Japan is seeking to extend tens of billions of yen in new loans to Iraq for a water purification plant in Samawah, the first major aid Tokyo has offered the city in about seven years, government sources said.

The new assistance to the city, where Japanese troops were stationed from 2004 to 2006 to help rebuild the war-torn country, is expected to help Iraq improve infrastructure despite financial difficulties caused by the rising cost of fighting the Islamic State group and a steep drop in oil prices, the sources said Saturday.

The government plans to step up talks with the Iraqi government to reach a broad agreement on the project by the end of March.

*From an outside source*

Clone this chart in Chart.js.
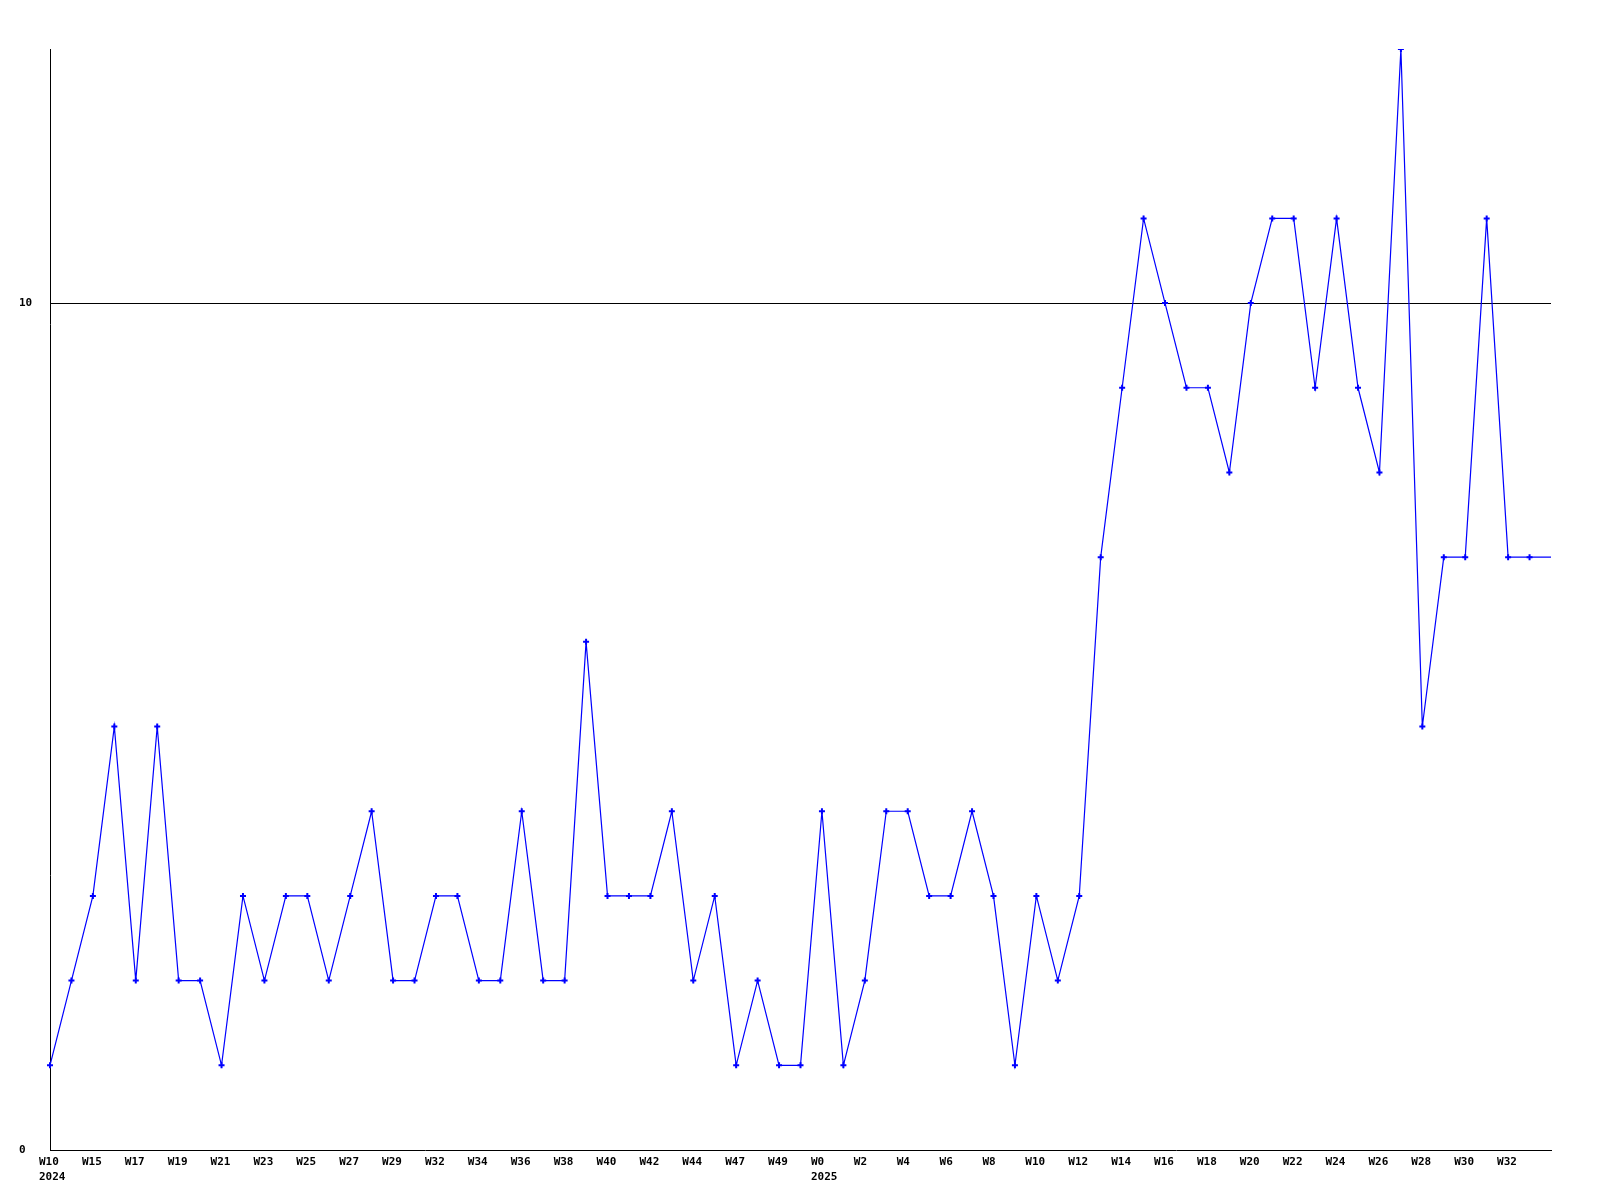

The security situation in Samawah is stable and expected to remain so, whereas some projects funded by Japanese official development assistance in northern Iraq and other parts of the country have been effectively suspended due to the Islamic extremists, the sources said.

The last major assistance Japan gave the city was a thermal power plant that was completed in 2008.

Samawah, the capital of Muthana province, remains less developed, and the sources say demand for the water treatment plant is high because it is the only provincial capital in the country without a full-fledged water purification facility.

The plant is expected to use Japan's leading water filtration technology to treat salty water taken from the Euphrates River. It will be capable of supplying more than 100,000 tons of drinking water daily, benefiting some 300,000 people living in the Samawah area, the sources said.